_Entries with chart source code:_
start

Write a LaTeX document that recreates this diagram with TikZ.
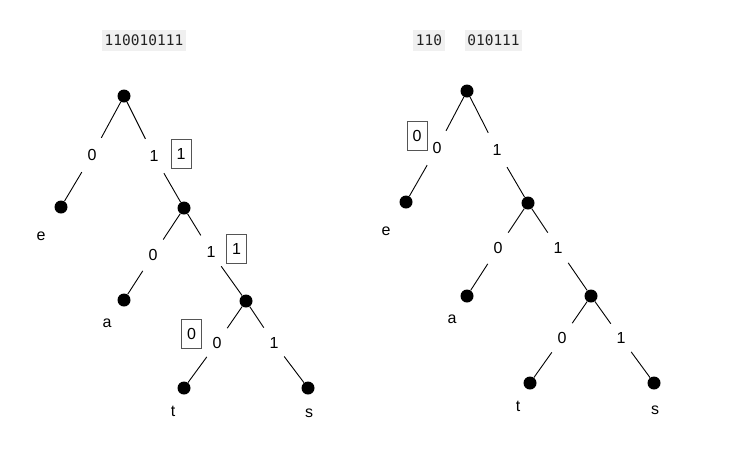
\documentclass[tikz,border=0pt]{standalone}
\usepackage{fontspec}
\setmainfont{Liberation Sans}
\newfontfamily\codefont{DejaVu Sans Mono}
\definecolor{codebg}{HTML}{F0F0F0}
\definecolor{boxgray}{HTML}{555555}
\definecolor{codetext}{HTML}{222222}
\begin{document}
\begin{tikzpicture}[x=1pt,y=-1pt,
  dot/.style={circle,fill=black,minimum size=13pt,inner sep=0},
  lab/.style={font=\fontsize{16}{19}\selectfont,inner sep=0,minimum width=20pt,minimum height=34pt},
  leaf/.style={font=\fontsize{16}{19}\selectfont},
  bit/.style={draw=boxgray,line width=1pt,font=\fontsize{16}{19}\selectfont,minimum width=20pt,minimum height=29pt,inner sep=0},
  code/.style={fill=codebg,text=codetext,font=\codefont\fontsize{14.5}{17}\selectfont,inner xsep=2.5pt,inner ysep=5pt},
  edge/.style={line width=0.9pt}]
\useasboundingbox (0,0) rectangle (734,456);
% codes
\node[code] (c1) at (144,40.5) {110010111};
\node[code] (c2) at (429,40.5) {110};
\node[code] (c3) at (493.5,40.5) {010111};
% left tree
\node[dot] (r) at (124,96) {};
\node[dot] (e) at (61,207) {};
\node[dot] (n2) at (184,208) {};
\node[dot] (a) at (124,300) {};
\node[dot] (n3) at (246,301) {};
\node[dot] (t) at (184,388) {};
\node[dot] (s) at (308,388) {};
\node[lab] (l1) at (92,155) {0};
\node[lab] (l2) at (154,156) {1};
\node[lab] (l3) at (153,255) {0};
\node[lab] (l4) at (211,252) {1};
\node[lab] (l5) at (217,343) {0};
\node[lab] (l6) at (274,343) {1};
\draw[edge] (r) -- (l1) -- (e);
\draw[edge] (r) -- (l2) -- (n2);
\draw[edge] (n2) -- (l3) -- (a);
\draw[edge] (n2) -- (l4) -- (n3);
\draw[edge] (n3) -- (l5) -- (t);
\draw[edge] (n3) -- (l6) -- (s);
\node[leaf] (te) at (41,236) {e};
\node[leaf] (ta) at (107,323) {a};
\node[leaf] (tt) at (173,411) {t};
\node[leaf] (ts) at (309,413) {s};
\node[bit] (b1) at (181,154) {1};
\node[bit] (b2) at (236.5,248.5) {1};
\node[bit] (b3) at (191.5,333.5) {0};
% right tree
\node[dot] (R) at (467,91) {};
\node[dot] (E) at (406,202) {};
\node[dot] (N2) at (528,203) {};
\node[dot] (A) at (467,296) {};
\node[dot] (N3) at (591,296) {};
\node[dot] (T) at (530,383) {};
\node[dot] (S) at (654,383) {};
\node[lab] (L1) at (437,148) {0};
\node[lab] (L2) at (497,150) {1};
\node[lab] (L3) at (498,248) {0};
\node[lab] (L4) at (558,248) {1};
\node[lab] (L5) at (562,338) {0};
\node[lab] (L6) at (621,338) {1};
\draw[edge] (R) -- (L1) -- (E);
\draw[edge] (R) -- (L2) -- (N2);
\draw[edge] (N2) -- (L3) -- (A);
\draw[edge] (N2) -- (L4) -- (N3);
\draw[edge] (N3) -- (L5) -- (T);
\draw[edge] (N3) -- (L6) -- (S);
\node[leaf] (TE) at (386,231) {e};
\node[leaf] (TA) at (452,319) {a};
\node[leaf] (TT) at (518,406) {t};
\node[leaf] (TS) at (655,410) {s};
\node[bit] (B1) at (417,135.5) {0};
\end{tikzpicture}
\end{document}
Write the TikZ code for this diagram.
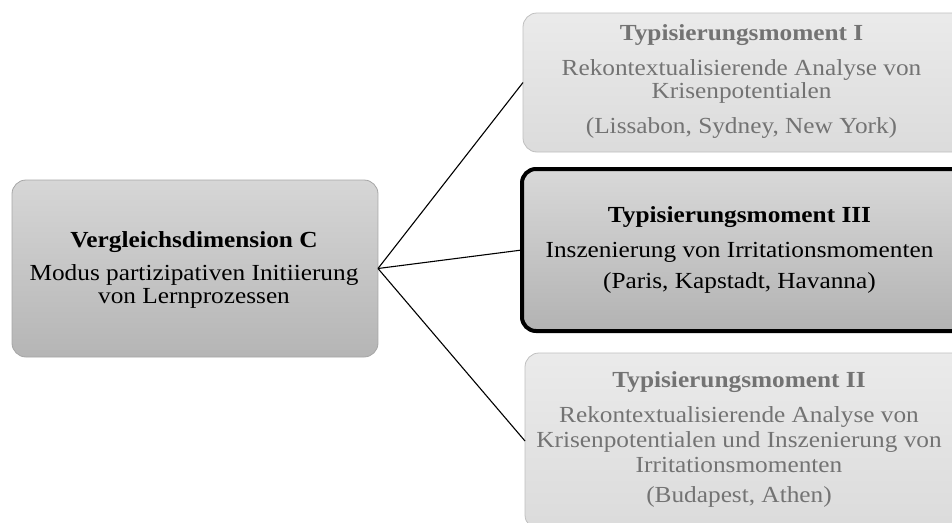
\documentclass[tikz,border=0pt]{standalone}
\usepackage{fontspec}
\setmainfont{Liberation Serif}[FakeStretch=1.10]
\begin{document}
\begin{tikzpicture}[x=1pt,y=-1pt,
  every node/.style={inner sep=0pt,outer sep=0pt},
  dimbox/.style={draw=gray!70,line width=0.8pt,rounded corners=14pt,
    top color=black!16,bottom color=black!29,minimum width=366pt,minimum height=177pt},
  focusbox/.style={draw=black,line width=4pt,rounded corners=14pt,
    top color=black!15,bottom color=black!30,minimum width=450pt,minimum height=162pt},
  palebox/.style={draw=black!25,line width=0.8pt,rounded corners=14pt,
    top color=black!8,bottom color=black!14,minimum width=450pt},
  ln/.style={anchor=base,font=\fontsize{23}{24}\selectfont},
  head/.style={ln,font=\fontsize{23}{24}\selectfont\bfseries},
  dim/.style={text=black!55},
  link/.style={draw=black,line width=1.1pt}]
\useasboundingbox (0,0) rectangle (952,522);
\clip (0,0) rectangle (952,522);
% source box
\node[dimbox] (dim) at (195,268.5) {};
\node[head] (dimA) at (194,247) {Vergleichsdimension C};
\node[ln]   (dimB) at (194,280) {Modus partizipativen Initiierung};
\node[ln]   (dimC) at (194,303) {von Lernprozessen};
% three typification boxes, cut at the right margin
\node[palebox,minimum height=139pt] (t1) at (748,82.5) {};
\node[head,dim] (t1A) at (741.5,40)  {Typisierungsmoment I};
\node[ln,dim]   (t1B) at (741.5,75)  {Rekontextualisierende Analyse von};
\node[ln,dim]   (t1C) at (741.5,98)  {Krisenpotentialen};
\node[ln,dim]   (t1D) at (741.5,133) {(Lissabon, Sydney, New York)};
\node[focusbox] (t3) at (747,250) {};
\node[head] (t3A) at (739.5,222) {Typisierungsmoment III};
\node[ln]   (t3B) at (739.5,257) {Inszenierung von Irritationsmomenten};
\node[ln]   (t3C) at (739.5,288) {(Paris, Kapstadt, Havanna)};
\node[palebox,minimum height=176pt] (t2) at (750,441) {};
\node[head,dim] (t2A) at (739,387) {Typisierungsmoment II};
\node[ln,dim]   (t2B) at (739,422) {Rekontextualisierende Analyse von};
\node[ln,dim]   (t2C) at (739,447) {Krisenpotentialen und Inszenierung von};
\node[ln,dim]   (t2D) at (739,472) {Irritationsmomenten};
\node[ln,dim]   (t2E) at (739,502) {(Budapest, Athen)};
% connectors
\draw[link] (dim.east) -- (t1.west);
\draw[link] (dim.east) -- (t3.west);
\draw[link] (dim.east) -- (t2.west);
\end{tikzpicture}
\end{document}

end

_Task to complete:_ Copy the material exactly. Do not include the pictures.

_Finished answer:_
Write a LaTeX document that recreates this diagram with TikZ.
\documentclass[tikz,border=0pt]{standalone}
\usepackage{fontspec}
\setmainfont{Liberation Sans}
\newfontfamily\codefont{DejaVu Sans Mono}
\definecolor{codebg}{HTML}{F0F0F0}
\definecolor{boxgray}{HTML}{555555}
\definecolor{codetext}{HTML}{222222}
\begin{document}
\begin{tikzpicture}[x=1pt,y=-1pt,
  dot/.style={circle,fill=black,minimum size=13pt,inner sep=0},
  lab/.style={font=\fontsize{16}{19}\selectfont,inner sep=0,minimum width=20pt,minimum height=34pt},
  leaf/.style={font=\fontsize{16}{19}\selectfont},
  bit/.style={draw=boxgray,line width=1pt,font=\fontsize{16}{19}\selectfont,minimum width=20pt,minimum height=29pt,inner sep=0},
  code/.style={fill=codebg,text=codetext,font=\codefont\fontsize{14.5}{17}\selectfont,inner xsep=2.5pt,inner ysep=5pt},
  edge/.style={line width=0.9pt}]
\useasboundingbox (0,0) rectangle (734,456);
% codes
\node[code] (c1) at (144,40.5) {110010111};
\node[code] (c2) at (429,40.5) {110};
\node[code] (c3) at (493.5,40.5) {010111};
% left tree
\node[dot] (r) at (124,96) {};
\node[dot] (e) at (61,207) {};
\node[dot] (n2) at (184,208) {};
\node[dot] (a) at (124,300) {};
\node[dot] (n3) at (246,301) {};
\node[dot] (t) at (184,388) {};
\node[dot] (s) at (308,388) {};
\node[lab] (l1) at (92,155) {0};
\node[lab] (l2) at (154,156) {1};
\node[lab] (l3) at (153,255) {0};
\node[lab] (l4) at (211,252) {1};
\node[lab] (l5) at (217,343) {0};
\node[lab] (l6) at (274,343) {1};
\draw[edge] (r) -- (l1) -- (e);
\draw[edge] (r) -- (l2) -- (n2);
\draw[edge] (n2) -- (l3) -- (a);
\draw[edge] (n2) -- (l4) -- (n3);
\draw[edge] (n3) -- (l5) -- (t);
\draw[edge] (n3) -- (l6) -- (s);
\node[leaf] (te) at (41,236) {e};
\node[leaf] (ta) at (107,323) {a};
\node[leaf] (tt) at (173,411) {t};
\node[leaf] (ts) at (309,413) {s};
\node[bit] (b1) at (181,154) {1};
\node[bit] (b2) at (236.5,248.5) {1};
\node[bit] (b3) at (191.5,333.5) {0};
% right tree
\node[dot] (R) at (467,91) {};
\node[dot] (E) at (406,202) {};
\node[dot] (N2) at (528,203) {};
\node[dot] (A) at (467,296) {};
\node[dot] (N3) at (591,296) {};
\node[dot] (T) at (530,383) {};
\node[dot] (S) at (654,383) {};
\node[lab] (L1) at (437,148) {0};
\node[lab] (L2) at (497,150) {1};
\node[lab] (L3) at (498,248) {0};
\node[lab] (L4) at (558,248) {1};
\node[lab] (L5) at (562,338) {0};
\node[lab] (L6) at (621,338) {1};
\draw[edge] (R) -- (L1) -- (E);
\draw[edge] (R) -- (L2) -- (N2);
\draw[edge] (N2) -- (L3) -- (A);
\draw[edge] (N2) -- (L4) -- (N3);
\draw[edge] (N3) -- (L5) -- (T);
\draw[edge] (N3) -- (L6) -- (S);
\node[leaf] (TE) at (386,231) {e};
\node[leaf] (TA) at (452,319) {a};
\node[leaf] (TT) at (518,406) {t};
\node[leaf] (TS) at (655,410) {s};
\node[bit] (B1) at (417,135.5) {0};
\end{tikzpicture}
\end{document}
Write the TikZ code for this diagram.
\documentclass[tikz,border=0pt]{standalone}
\usepackage{fontspec}
\setmainfont{Liberation Serif}[FakeStretch=1.10]
\begin{document}
\begin{tikzpicture}[x=1pt,y=-1pt,
  every node/.style={inner sep=0pt,outer sep=0pt},
  dimbox/.style={draw=gray!70,line width=0.8pt,rounded corners=14pt,
    top color=black!16,bottom color=black!29,minimum width=366pt,minimum height=177pt},
  focusbox/.style={draw=black,line width=4pt,rounded corners=14pt,
    top color=black!15,bottom color=black!30,minimum width=450pt,minimum height=162pt},
  palebox/.style={draw=black!25,line width=0.8pt,rounded corners=14pt,
    top color=black!8,bottom color=black!14,minimum width=450pt},
  ln/.style={anchor=base,font=\fontsize{23}{24}\selectfont},
  head/.style={ln,font=\fontsize{23}{24}\selectfont\bfseries},
  dim/.style={text=black!55},
  link/.style={draw=black,line width=1.1pt}]
\useasboundingbox (0,0) rectangle (952,522);
\clip (0,0) rectangle (952,522);
% source box
\node[dimbox] (dim) at (195,268.5) {};
\node[head] (dimA) at (194,247) {Vergleichsdimension C};
\node[ln]   (dimB) at (194,280) {Modus partizipativen Initiierung};
\node[ln]   (dimC) at (194,303) {von Lernprozessen};
% three typification boxes, cut at the right margin
\node[palebox,minimum height=139pt] (t1) at (748,82.5) {};
\node[head,dim] (t1A) at (741.5,40)  {Typisierungsmoment I};
\node[ln,dim]   (t1B) at (741.5,75)  {Rekontextualisierende Analyse von};
\node[ln,dim]   (t1C) at (741.5,98)  {Krisenpotentialen};
\node[ln,dim]   (t1D) at (741.5,133) {(Lissabon, Sydney, New York)};
\node[focusbox] (t3) at (747,250) {};
\node[head] (t3A) at (739.5,222) {Typisierungsmoment III};
\node[ln]   (t3B) at (739.5,257) {Inszenierung von Irritationsmomenten};
\node[ln]   (t3C) at (739.5,288) {(Paris, Kapstadt, Havanna)};
\node[palebox,minimum height=176pt] (t2) at (750,441) {};
\node[head,dim] (t2A) at (739,387) {Typisierungsmoment II};
\node[ln,dim]   (t2B) at (739,422) {Rekontextualisierende Analyse von};
\node[ln,dim]   (t2C) at (739,447) {Krisenpotentialen und Inszenierung von};
\node[ln,dim]   (t2D) at (739,472) {Irritationsmomenten};
\node[ln,dim]   (t2E) at (739,502) {(Budapest, Athen)};
% connectors
\draw[link] (dim.east) -- (t1.west);
\draw[link] (dim.east) -- (t3.west);
\draw[link] (dim.east) -- (t2.west);
\end{tikzpicture}
\end{document}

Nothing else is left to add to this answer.